> DATA TO PROCESS
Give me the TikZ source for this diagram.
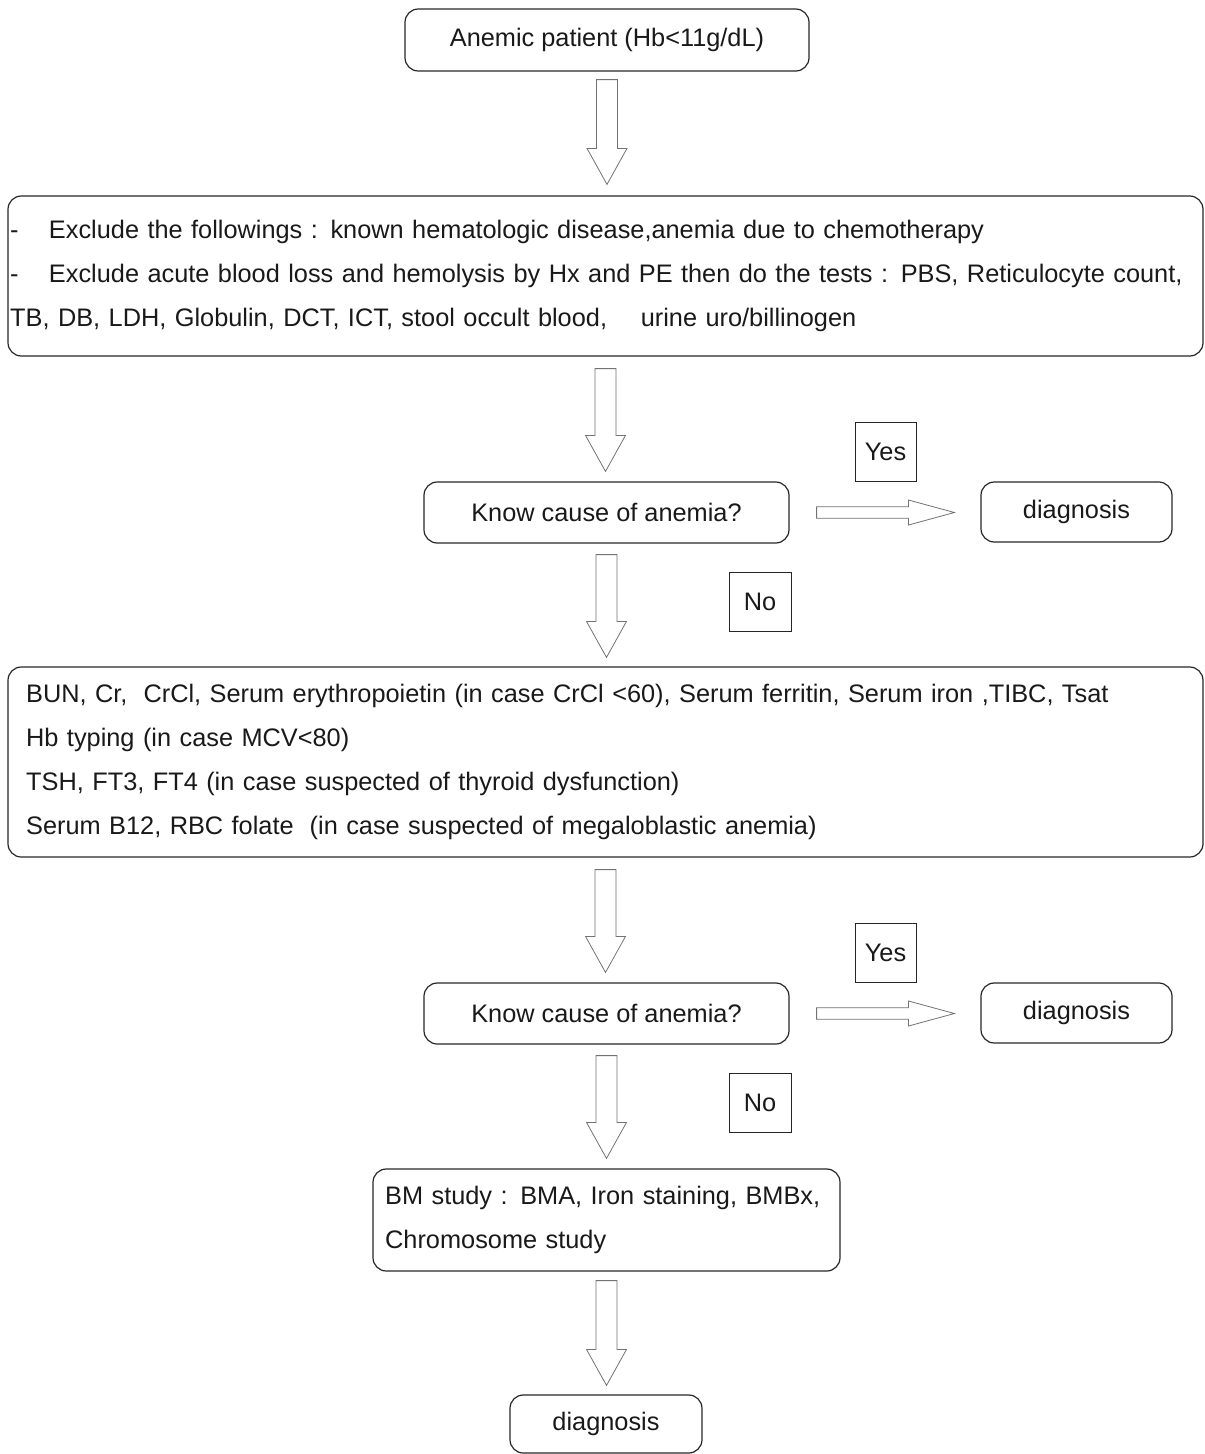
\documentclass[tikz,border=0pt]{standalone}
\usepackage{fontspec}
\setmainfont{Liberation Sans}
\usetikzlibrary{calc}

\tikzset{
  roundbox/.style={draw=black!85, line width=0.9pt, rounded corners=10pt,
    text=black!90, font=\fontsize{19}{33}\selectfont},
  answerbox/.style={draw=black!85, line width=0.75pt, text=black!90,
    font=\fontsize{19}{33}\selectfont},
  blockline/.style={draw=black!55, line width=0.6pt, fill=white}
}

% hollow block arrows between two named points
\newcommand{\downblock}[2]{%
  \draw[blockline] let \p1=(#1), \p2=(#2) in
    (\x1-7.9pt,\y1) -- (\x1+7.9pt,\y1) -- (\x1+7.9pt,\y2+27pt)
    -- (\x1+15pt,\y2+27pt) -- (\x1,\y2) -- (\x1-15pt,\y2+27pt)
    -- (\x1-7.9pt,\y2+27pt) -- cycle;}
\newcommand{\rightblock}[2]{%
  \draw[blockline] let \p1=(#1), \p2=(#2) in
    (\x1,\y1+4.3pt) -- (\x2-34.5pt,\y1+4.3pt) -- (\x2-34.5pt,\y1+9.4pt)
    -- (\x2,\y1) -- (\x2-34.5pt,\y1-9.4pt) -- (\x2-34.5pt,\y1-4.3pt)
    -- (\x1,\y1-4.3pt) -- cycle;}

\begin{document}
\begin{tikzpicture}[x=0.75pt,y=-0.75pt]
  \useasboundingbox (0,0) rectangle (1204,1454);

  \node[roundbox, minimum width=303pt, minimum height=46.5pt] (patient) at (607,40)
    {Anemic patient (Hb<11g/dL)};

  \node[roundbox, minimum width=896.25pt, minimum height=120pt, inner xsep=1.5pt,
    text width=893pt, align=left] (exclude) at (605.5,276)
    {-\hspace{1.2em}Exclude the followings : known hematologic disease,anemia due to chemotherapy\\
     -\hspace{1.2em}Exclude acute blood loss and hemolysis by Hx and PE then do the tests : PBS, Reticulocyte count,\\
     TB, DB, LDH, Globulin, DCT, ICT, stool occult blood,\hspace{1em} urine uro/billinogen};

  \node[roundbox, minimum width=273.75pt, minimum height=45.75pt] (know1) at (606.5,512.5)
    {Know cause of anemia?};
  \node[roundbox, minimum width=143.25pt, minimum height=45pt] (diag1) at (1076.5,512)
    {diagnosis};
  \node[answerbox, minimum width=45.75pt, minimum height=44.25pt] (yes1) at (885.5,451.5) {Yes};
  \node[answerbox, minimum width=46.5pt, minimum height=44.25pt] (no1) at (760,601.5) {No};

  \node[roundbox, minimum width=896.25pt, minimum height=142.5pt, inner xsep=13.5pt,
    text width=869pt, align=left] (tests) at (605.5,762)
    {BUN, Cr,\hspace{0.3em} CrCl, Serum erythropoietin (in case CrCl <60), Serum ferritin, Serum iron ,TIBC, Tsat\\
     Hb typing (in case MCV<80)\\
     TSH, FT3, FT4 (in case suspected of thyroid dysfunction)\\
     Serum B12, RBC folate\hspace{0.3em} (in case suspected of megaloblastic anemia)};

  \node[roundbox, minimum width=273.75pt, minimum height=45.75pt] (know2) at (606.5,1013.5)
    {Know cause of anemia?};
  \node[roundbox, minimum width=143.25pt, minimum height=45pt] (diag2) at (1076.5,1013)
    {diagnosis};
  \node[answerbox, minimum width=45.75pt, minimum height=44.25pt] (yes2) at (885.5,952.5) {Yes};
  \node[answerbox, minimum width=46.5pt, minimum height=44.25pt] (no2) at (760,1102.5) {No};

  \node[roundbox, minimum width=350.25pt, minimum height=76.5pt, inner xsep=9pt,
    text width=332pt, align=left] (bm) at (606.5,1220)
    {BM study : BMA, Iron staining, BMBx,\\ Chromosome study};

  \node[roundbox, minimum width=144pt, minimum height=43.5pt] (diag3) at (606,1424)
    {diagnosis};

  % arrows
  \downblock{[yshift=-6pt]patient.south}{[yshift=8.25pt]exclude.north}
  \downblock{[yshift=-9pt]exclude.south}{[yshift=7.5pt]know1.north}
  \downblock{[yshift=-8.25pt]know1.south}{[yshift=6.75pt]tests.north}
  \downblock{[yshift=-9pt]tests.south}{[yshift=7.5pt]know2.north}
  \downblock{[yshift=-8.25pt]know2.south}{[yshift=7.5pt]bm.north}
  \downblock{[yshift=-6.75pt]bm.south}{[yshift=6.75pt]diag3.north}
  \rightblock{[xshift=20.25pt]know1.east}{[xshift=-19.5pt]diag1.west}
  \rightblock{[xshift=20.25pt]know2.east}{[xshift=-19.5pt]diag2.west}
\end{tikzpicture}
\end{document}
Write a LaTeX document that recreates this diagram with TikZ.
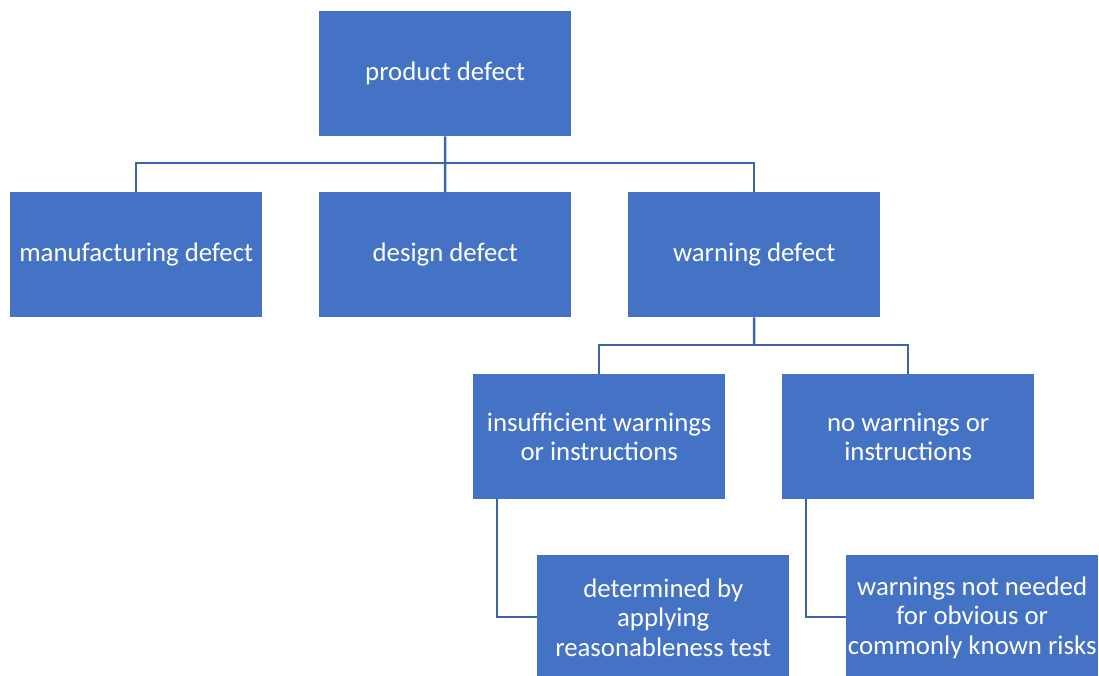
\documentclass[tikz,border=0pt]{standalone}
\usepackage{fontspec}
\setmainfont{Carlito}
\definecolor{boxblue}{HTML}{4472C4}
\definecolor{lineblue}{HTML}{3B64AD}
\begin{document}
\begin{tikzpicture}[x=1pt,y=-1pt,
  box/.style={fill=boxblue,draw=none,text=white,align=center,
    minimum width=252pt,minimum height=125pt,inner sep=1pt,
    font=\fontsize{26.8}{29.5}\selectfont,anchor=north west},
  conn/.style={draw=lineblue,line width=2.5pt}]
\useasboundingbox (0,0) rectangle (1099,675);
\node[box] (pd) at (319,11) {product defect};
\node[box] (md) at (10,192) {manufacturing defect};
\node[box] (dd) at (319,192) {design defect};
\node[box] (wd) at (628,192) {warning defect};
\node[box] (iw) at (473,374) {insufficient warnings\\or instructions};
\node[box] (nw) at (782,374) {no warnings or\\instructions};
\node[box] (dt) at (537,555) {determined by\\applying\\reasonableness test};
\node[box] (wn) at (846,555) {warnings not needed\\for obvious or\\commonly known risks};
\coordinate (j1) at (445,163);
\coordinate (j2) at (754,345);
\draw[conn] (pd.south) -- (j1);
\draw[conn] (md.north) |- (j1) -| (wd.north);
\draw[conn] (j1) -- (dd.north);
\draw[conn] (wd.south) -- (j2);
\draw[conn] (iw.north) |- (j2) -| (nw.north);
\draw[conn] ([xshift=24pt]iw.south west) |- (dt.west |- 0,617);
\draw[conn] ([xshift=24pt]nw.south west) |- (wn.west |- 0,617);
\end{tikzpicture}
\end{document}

> WORK TO BE COMPLETED
From the top of the listing above, repeat each line exactly until you reach the line containing "minimum height=44.25pt] (no1)", and repeat that one too. Leave the pictures out.

> FULL ANSWER
Give me the TikZ source for this diagram.
\documentclass[tikz,border=0pt]{standalone}
\usepackage{fontspec}
\setmainfont{Liberation Sans}
\usetikzlibrary{calc}

\tikzset{
  roundbox/.style={draw=black!85, line width=0.9pt, rounded corners=10pt,
    text=black!90, font=\fontsize{19}{33}\selectfont},
  answerbox/.style={draw=black!85, line width=0.75pt, text=black!90,
    font=\fontsize{19}{33}\selectfont},
  blockline/.style={draw=black!55, line width=0.6pt, fill=white}
}

% hollow block arrows between two named points
\newcommand{\downblock}[2]{%
  \draw[blockline] let \p1=(#1), \p2=(#2) in
    (\x1-7.9pt,\y1) -- (\x1+7.9pt,\y1) -- (\x1+7.9pt,\y2+27pt)
    -- (\x1+15pt,\y2+27pt) -- (\x1,\y2) -- (\x1-15pt,\y2+27pt)
    -- (\x1-7.9pt,\y2+27pt) -- cycle;}
\newcommand{\rightblock}[2]{%
  \draw[blockline] let \p1=(#1), \p2=(#2) in
    (\x1,\y1+4.3pt) -- (\x2-34.5pt,\y1+4.3pt) -- (\x2-34.5pt,\y1+9.4pt)
    -- (\x2,\y1) -- (\x2-34.5pt,\y1-9.4pt) -- (\x2-34.5pt,\y1-4.3pt)
    -- (\x1,\y1-4.3pt) -- cycle;}

\begin{document}
\begin{tikzpicture}[x=0.75pt,y=-0.75pt]
  \useasboundingbox (0,0) rectangle (1204,1454);

  \node[roundbox, minimum width=303pt, minimum height=46.5pt] (patient) at (607,40)
    {Anemic patient (Hb<11g/dL)};

  \node[roundbox, minimum width=896.25pt, minimum height=120pt, inner xsep=1.5pt,
    text width=893pt, align=left] (exclude) at (605.5,276)
    {-\hspace{1.2em}Exclude the followings : known hematologic disease,anemia due to chemotherapy\\
     -\hspace{1.2em}Exclude acute blood loss and hemolysis by Hx and PE then do the tests : PBS, Reticulocyte count,\\
     TB, DB, LDH, Globulin, DCT, ICT, stool occult blood,\hspace{1em} urine uro/billinogen};

  \node[roundbox, minimum width=273.75pt, minimum height=45.75pt] (know1) at (606.5,512.5)
    {Know cause of anemia?};
  \node[roundbox, minimum width=143.25pt, minimum height=45pt] (diag1) at (1076.5,512)
    {diagnosis};
  \node[answerbox, minimum width=45.75pt, minimum height=44.25pt] (yes1) at (885.5,451.5) {Yes};
  \node[answerbox, minimum width=46.5pt, minimum height=44.25pt] (no1) at (760,601.5) {No};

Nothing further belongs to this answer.